The flow of Internet traffic through LINX facilities peaked at around 50 Gbit/second on Boxing Day and 45 Gbit/second on Christmas Day itself. This is more than double last year, when the peaks were 25 Gbit/second on Boxing Day and around 22 Gbit/second.
(Although a change in the way the figures are reported means that the two years are not directly comparable, the upward trend is a definite phenomenon).
LINX (1) sales and marketing manager Vanessa Evans said: “It is impossible to tell from the traffic figures what exactly people were doing on the Internet. However, Christmas gifts and greetings, routine business use of the Internet which continues even through the holidays and the increasing internationalisation of the medium, all contributed to the rise in traffic.
“There is also a continuing increase in the number of households connected to the Internet, with just over half of homes in the UK now able to get on-line, and increasing numbers of them using broadband connection.
“Over the holiday period itself, people may have been sending e-mails to relatives overseas or logging onto websites. There were probably also many people using Christmas gifts – such as Internet-based games – for the first time.”
Over the three December weekends prior to Christmas the peak traffic flows at LINX were around 62 Gbit/second (2).
London Internet Exchange (LINX) is the world’s largest volume Internet hub and the UK’s largest membership organisation for Internet service providers (ISPs). A non-profit organisation founded in 1994, it operates high-capacity switching facilities at eight London-based tele-hotels where its 170 members interconnect their networks to provide customers with rapid, cost-effective data transmission.
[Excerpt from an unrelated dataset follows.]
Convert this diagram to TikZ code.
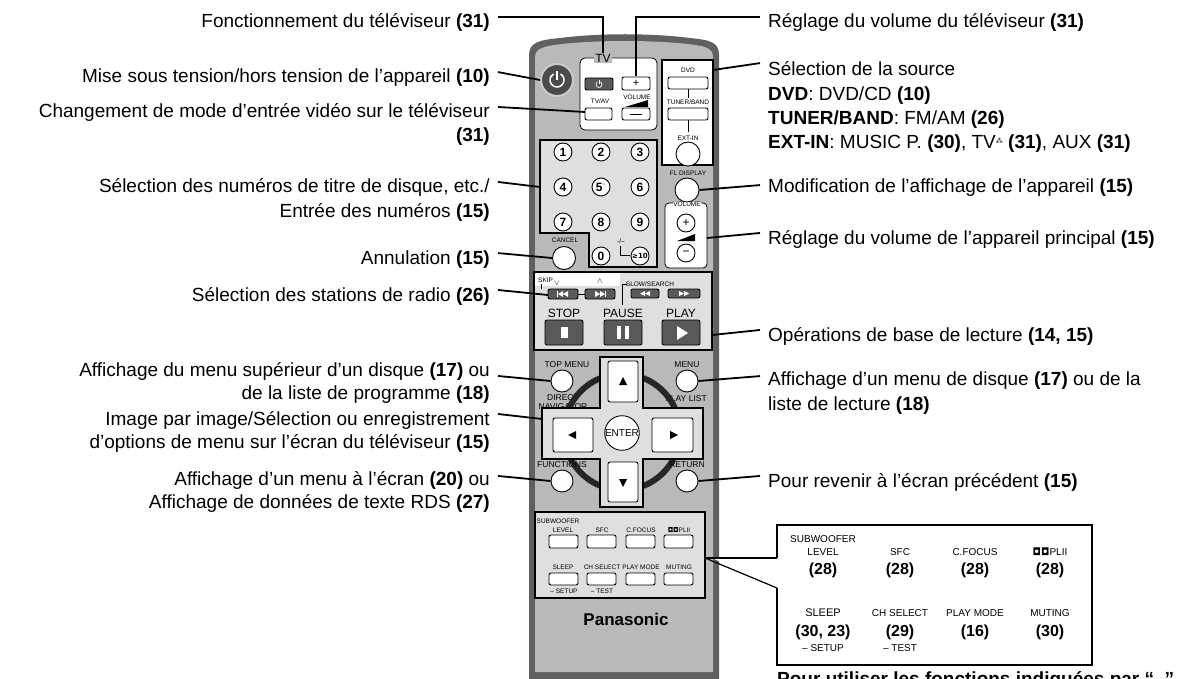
\documentclass[tikz,border=0pt]{standalone}
\usepackage{fontspec}
\setmainfont{Liberation Sans}
\newfontfamily\symf{DejaVu Sans}
\begin{document}
\begin{tikzpicture}[x=1pt,y=-1pt,
  lab/.style={font=\fontsize{19}{22}\selectfont,inner sep=0pt},
  labl/.style={lab,anchor=base east},
  labr/.style={lab,anchor=base west},
  con/.style={line width=1.8pt},
  tiny/.style={font=\fontsize{6.5}{7}\selectfont,inner sep=0pt},
  sm/.style={font=\fontsize{8.5}{9}\selectfont,inner sep=0pt},
  wbtn/.style={draw=black,line width=0.9pt,fill=white,rounded corners=2pt},
  dbtn/.style={draw=black,line width=0.9pt,fill=gray!70!black,rounded corners=2pt},
  cbtn/.style={draw=black,line width=0.9pt,fill=white,circle,inner sep=0pt},
  num/.style={cbtn,minimum size=18pt,font=\bfseries\fontsize{12}{12}\selectfont},
  ilab/.style={font=\fontsize{10}{11}\selectfont,inner sep=0pt},
  inum/.style={font=\bfseries\fontsize{16}{17}\selectfont,inner sep=0pt},
  hl/.style={draw=black,line width=2.2pt},
  ico/.style={fill=white}]
\useasboundingbox (0,0) rectangle (1198,679);
% ---------- remote body ----------
\fill[gray!75!black] (529,679) -- (529,55) .. controls (529,42) and (540,40) .. (560,38) .. controls (600,33) and (650,33) .. (690,38) .. controls (710,40) and (719,42) .. (719,55) -- (719,679) -- cycle;
\fill[gray!55] (535,672) -- (535,57) .. controls (535,48) and (545,46) .. (562,44) .. controls (600,40) and (650,40) .. (688,44) .. controls (705,46) and (713,48) .. (713,57) -- (713,672) -- cycle;
% power
\node[circle,fill=gray!60!black,draw=gray!40,line width=2pt,minimum size=32pt,inner sep=0pt] (pwr) at (557,80) {};
\draw[white,line width=1.5pt] (pwr.center) ++(-60:7) arc[start angle=-60,end angle=240,radius=7];
\draw[white,line width=1.5pt] (557,71) -- (557,80);
% TV panel
\draw[fill=white,line width=0.8pt,rounded corners=5pt] (580,58) rectangle (657,130);
\node[fill=gray!55,font=\fontsize{12}{12}\selectfont,inner sep=1pt] (tv) at (603,58) {TV};
\draw[dbtn] (585,78) rectangle (613,90);
\draw[white,line width=0.7pt] (599,84.5) ++(-60:3) arc[start angle=-60,end angle=240,radius=3];
\draw[white,line width=0.7pt] (599,80.5) -- (599,84.5);
\draw[wbtn] (622,77) rectangle (650,90);
\node[font=\fontsize{11}{11}\selectfont] (plus) at (636,83) {+};
\node[tiny] at (637,97) {VOLUME};
\fill (625,107) -- (648,107) -- (648,100) -- cycle;
\node[tiny] at (600,101) {TV/AV};
\draw[wbtn] (585,108) rectangle (612,120);
\coordinate (tvav) at (585,112);
\draw[wbtn] (622,108) rectangle (650,120);
\draw[line width=0.9pt] (630,114) -- (642,114);
% source box
\draw[hl,fill=white] (662,60) rectangle (713,165);
\coordinate (src) at (713,70);
\node[tiny] at (688,70) {DVD};
\draw[wbtn] (668,77) rectangle (708,89);
\draw (688,89) -- (688,98);
\node[tiny] at (688,102) {TUNER/BAND};
\draw[wbtn] (668,108) rectangle (708,120);
\draw (688,120) -- (688,132);
\node[tiny] at (688,138) {EXT-IN};
\node[cbtn,minimum size=24pt] at (688,154) {};
% numpad
\draw[hl,fill=gray!25] (540,140) -- (540,233) -- (589,233) -- (589,267) -- (657,267) -- (657,140) -- cycle;
\coordinate (npad) at (540,187);
\foreach \n/\x/\y in {1/563/152,2/601/152,3/640/152,4/563/187,6/640/187,7/563/222,8/601/222,9/640/222,0/601/256}
  \node[num] at (\x,\y) {\n};
\node[num] at (601,187) {5\textsuperscript{\tiny\symf ◦}};
\node[cbtn,minimum size=18pt,font=\symf\bfseries\fontsize{7}{7}\selectfont] at (640,256) {≥10};
\node[tiny] at (621,241) {-/--};
\draw (620,246) -- (620,255) -- (630,255);
% cancel
\node[tiny] at (565,240) {CANCEL};
\node[cbtn,minimum size=23pt] (cancel) at (564,258) {};
% FL display
\node[tiny] at (688,173) {FL DISPLAY};
\node[cbtn,minimum size=24pt] (fl) at (687,190) {};
% volume panel
\draw[fill=white,line width=0.8pt,rounded corners=4pt] (665,203) rectangle (707,268);
\coordinate (vol) at (707,238);
\node[tiny,fill=white] at (687,204) {VOLUME};
\node[cbtn,minimum size=18pt,font=\fontsize{12}{12}\selectfont] at (686,223) {+};
\fill (677,241) -- (695,241) -- (695,234) -- cycle;
\node[cbtn,minimum size=18pt,font=\fontsize{12}{12}\selectfont] at (686,253) {−};
% playback box
\draw[hl,fill=gray!25] (534,272) rectangle (712,350);
\coordinate (play) at (712,335);
\fill[white] (535,273) rectangle (620,286);
\node[tiny,anchor=west] at (538,280) {SKIP};
\draw (541,284) -- (541,289);
\node[sm] at (557,283) {$\vee$};
\node[sm] at (600,281) {$\wedge$};
\draw[dbtn] (548,289) rectangle (578,299);
\draw[dbtn] (585,289) rectangle (615,299);
\draw (578,294) -- (585,294);
\coordinate (skip) at (548,295);
\fill[ico] (557,291) rectangle (558,297);
\fill[ico] (558,294) -- (563,291) -- (563,297) -- cycle;
\fill[ico] (563,294) -- (568,291) -- (568,297) -- cycle;
\fill[ico] (595,291) -- (600,294) -- (595,297) -- cycle;
\fill[ico] (600,291) -- (605,294) -- (600,297) -- cycle;
\fill[ico] (605,291) rectangle (606,297);
\node[tiny] at (650,284) {SLOW/SEARCH};
\draw (622,305) -- (622,284) -- (627,284);
\draw[dbtn] (631,289) rectangle (659,298);
\draw[dbtn] (668,289) rectangle (700,298);
\fill[ico] (640,293.5) -- (645,291) -- (645,296) -- cycle;
\fill[ico] (645,293.5) -- (650,291) -- (650,296) -- cycle;
\fill[ico] (679,291) -- (684,293.5) -- (679,296) -- cycle;
\fill[ico] (684,291) -- (689,293.5) -- (684,296) -- cycle;
\node[font=\fontsize{12}{12}\selectfont] at (564,313) {STOP};
\node[font=\fontsize{12}{12}\selectfont] at (623,313) {PAUSE};
\node[font=\fontsize{12}{12}\selectfont] at (681,313) {PLAY};
\draw[dbtn] (545,320) rectangle (583,345);
\draw[dbtn] (604,320) rectangle (642,345);
\draw[dbtn] (662,320) rectangle (700,345);
\fill[white] (561,327) rectangle (568,338);
\fill[white] (617,326) rectangle (621,339); \fill[white] (625,326) rectangle (629,339);
\fill[white] (677,326) -- (677,340) -- (688,333) -- cycle;
% menu row
\node[sm] at (567,365) {TOP MENU};
\node[cbtn,minimum size=22pt] (topm) at (562,381) {};
\node[sm] at (563,398) {DIRECT};
\node[sm] at (563,407) {NAVIGATOR};
\node[sm] at (687,365) {MENU};
\node[cbtn,minimum size=22pt] (menu) at (687,381) {};
\node[sm] at (686,399) {PLAY LIST};
% dpad
\draw[line width=6pt,gray!30!black] (622,432) circle (58);
\draw[hl,fill=gray!25] (600,357) -- (643,357) -- (643,408) -- (703,408) -- (703,459) -- (643,459) -- (643,507) -- (600,507) -- (600,459) -- (542,459) -- (542,408) -- (600,408) -- cycle;
\coordinate (dpad) at (542,419);
\draw[wbtn] (608,361) rectangle (638,402);
\draw[wbtn] (608,462) rectangle (638,502);
\draw[wbtn] (553,418) rectangle (593,452);
\draw[wbtn] (652,418) rectangle (693,452);
\fill (623,377) -- (619,385) -- (627,385) -- cycle;
\fill (623,487) -- (619,479) -- (627,479) -- cycle;
\fill (568,435) -- (576,431) -- (576,439) -- cycle;
\fill (678,435) -- (670,431) -- (670,439) -- cycle;
\node[cbtn,minimum size=34pt,font=\fontsize{10}{10}\selectfont] at (622,433) {ENTER};
\node[sm] at (562,465) {FUNCTIONS};
\node[cbtn,minimum size=22pt] (func) at (562,481) {};
\node[sm] at (687,465) {RETURN};
\node[cbtn,minimum size=22pt] (ret) at (687,481) {};
% bottom panel
\draw[line width=1.4pt,fill=gray!25] (535,512) rectangle (705,598);
\coordinate (bpan) at (705,558);
\foreach \x in {549,587,626,664}{
  \draw[wbtn] (\x,535) rectangle ++(29,13);
  \draw[wbtn] (\x,573) rectangle ++(29,12);}
\node[tiny] at (558,521) {SUBWOOFER};
\node[tiny] at (563,530) {LEVEL};
\node[tiny] at (602,530) {SFC};
\node[tiny] at (641,530) {C.FOCUS};
\node[tiny] at (679,530) {\textbf{\symf ◘◘}PLII};
\node[tiny] at (563,567) {SLEEP};
\node[tiny] at (602,567) {CH SELECT};
\node[tiny] at (641,567) {PLAY MODE};
\node[tiny] at (679,567) {MUTING};
\node[tiny] at (564,591) {– SETUP};
\node[tiny] at (602,591) {– TEST};
\node[font=\bfseries\fontsize{17}{17}\selectfont] at (626,619) {Panasonic};
% ---------- inset ----------
\draw[line width=1.8pt,fill=white] (777,558) -- (777,525) -- (1092,525) -- (1092,665) -- (777,665) -- (777,588);
\fill[white] (712,558) -- (779,558) -- (779,588) -- cycle;
\draw[line width=1.2pt] (bpan) -- (777,558);
\draw[line width=1.2pt] (bpan) -- (777,588);
\node[ilab] at (823,539) {SUBWOOFER};
\node[ilab] at (823,552) {LEVEL};
\node[ilab] at (900,552) {SFC};
\node[ilab] at (975,552) {C.FOCUS};
\node[ilab] at (1050,552) {\textbf{\symf ◘◘}PLII};
\foreach \x in {823,900,975,1050} \node[inum] at (\x,570) {(28)};
\node[ilab,font=\fontsize{11}{11}\selectfont] at (823,613) {SLEEP};
\node[ilab] at (900,613) {CH SELECT};
\node[ilab] at (975,613) {PLAY MODE};
\node[ilab] at (1050,613) {MUTING};
\node[inum] at (823,632) {(30, 23)};
\node[inum] at (900,632) {(29)};
\node[inum] at (975,632) {(16)};
\node[inum] at (1050,632) {(30)};
\node[ilab] at (823,648) {– SETUP};
\node[ilab] at (900,648) {– TEST};
\node[lab,anchor=north west,font=\bfseries\fontsize{19}{22}\selectfont] (note) at (777,671) {Pour utiliser les fonctions indiquées par “–”};
% ---------- left labels ----------
\node[labl] (l1) at (490,28) {Fonctionnement du téléviseur \textbf{(31)}};
\node[labl] (l2) at (490,83) {Mise sous tension/hors tension de l’appareil \textbf{(10)}};
\node[labl] (l3) at (490,118) {Changement de mode d’entrée vidéo sur le téléviseur};
\node[labl] (l3b) at (490,142) {\textbf{(31)}};
\node[labl] (l4) at (490,193) {Sélection des numéros de titre de disque, etc./};
\node[labl] (l4b) at (490,217) {Entrée des numéros \textbf{(15)}};
\node[labl] (l5) at (490,264) {Annulation \textbf{(15)}};
\node[labl] (l6) at (490,301) {Sélection des stations de radio \textbf{(26)}};
\node[labl] (l7) at (490,376) {Affichage du menu supérieur d’un disque \textbf{(17)} ou};
\node[labl] (l7b) at (490,399) {de la liste de programme \textbf{(18)}};
\node[labl] (l8) at (490,425) {Image par image/Sélection ou enregistrement};
\node[labl] (l8b) at (490,448) {d’options de menu sur l’écran du téléviseur \textbf{(15)}};
\node[labl] (l9) at (490,485) {Affichage d’un menu à l’écran \textbf{(20)} ou};
\node[labl] (l9b) at (490,508) {Affichage de données de texte RDS \textbf{(27)}};
% right labels
\node[labr] (r1) at (768,28) {Réglage du volume du téléviseur \textbf{(31)}};
\node[labr] (r2) at (768,76) {Sélection de la source};
\node[labr] (r2b) at (768,101) {\textbf{DVD}: DVD/CD \textbf{(10)}};
\node[labr] (r2c) at (768,125) {\textbf{TUNER/BAND}: FM/AM \textbf{(26)}};
\node[labr] (r2d) at (768,149) {\textbf{EXT-IN}: MUSIC P. \textbf{(30)}, TV{\symf\fontsize{7}{7}\selectfont\raisebox{5pt}{⁂}} \textbf{(31)}, AUX \textbf{(31)}};
\node[labr] (r3) at (768,193) {Modification de l’affichage de l’appareil \textbf{(15)}};
\node[labr] (r4) at (768,244) {Réglage du volume de l’appareil principal \textbf{(15)}};
\node[labr] (r5) at (768,341) {Opérations de base de lecture \textbf{(14, 15)}};
\node[labr] (r6) at (768,385) {Affichage d’un menu de disque \textbf{(17)} ou de la};
\node[labr] (r6b) at (768,410) {liste de lecture \textbf{(18)}};
\node[labr] (r7) at (768,487) {Pour revenir à l’écran précédent \textbf{(15)}};
% ---------- connectors ----------
\draw[con] (l1.east) ++(8,-6) -| (tv.north);
\draw[con] (l2.east) ++(8,-6) -- (pwr.west);
\draw[con] (l3.east) ++(8,-6) -- (tvav);
\draw[con] (l4.east) ++(8,-6) -- (npad);
\draw[con] (l5.east) ++(8,-6) -- (cancel.west);
\draw[con] (l6.east) ++(8,-6) -- (skip);
\draw[con] (l7.east) ++(8,5) -- (topm.west);
\draw[con] (l8.east) ++(8,-6) -- (dpad);
\draw[con] (l9.east) ++(8,-4) -- (func.west);
\draw[con] (r1.west) ++(-8,-6) -| (plus.north);
\draw[con] (r2.west) ++(-8,-6) -- (src);
\draw[con] (r3.west) ++(-8,-3) -- (fl.east);
\draw[con] (r4.west) ++(-8,-6) -- (vol);
\draw[con] (r5.west) ++(-8,-6) -- (play);
\draw[con] (r6.west) ++(-8,-4) -- (menu.east);
\draw[con] (r7.west) ++(-8,-6) -- (ret.east);
\end{tikzpicture}
\end{document}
LINX handles around 90 per cent of UK Internet traffic. For more information about LINX visit www.linx.net
2. One gigabit (Gbit) is 1,000 million bits of data. While Internet traffic consists of a wide variety of data, one gigabit is roughly equivalent to 60,000 average e-mail messages.
3. Traffic figures quoted above for Christmas 2004 are the combined peak daily flows over all LINX switches. Figures for Christmas 2003 were based only on traffic on LINX’s public exchange. These under-state Internet traffic because they do not include the traffic on so-called ‘private peering’ connections where large ISPs exchange traffic directly. During 2004 LINX changed the way in which it reports traffic statistics in order to include the growing level of private peering traffic.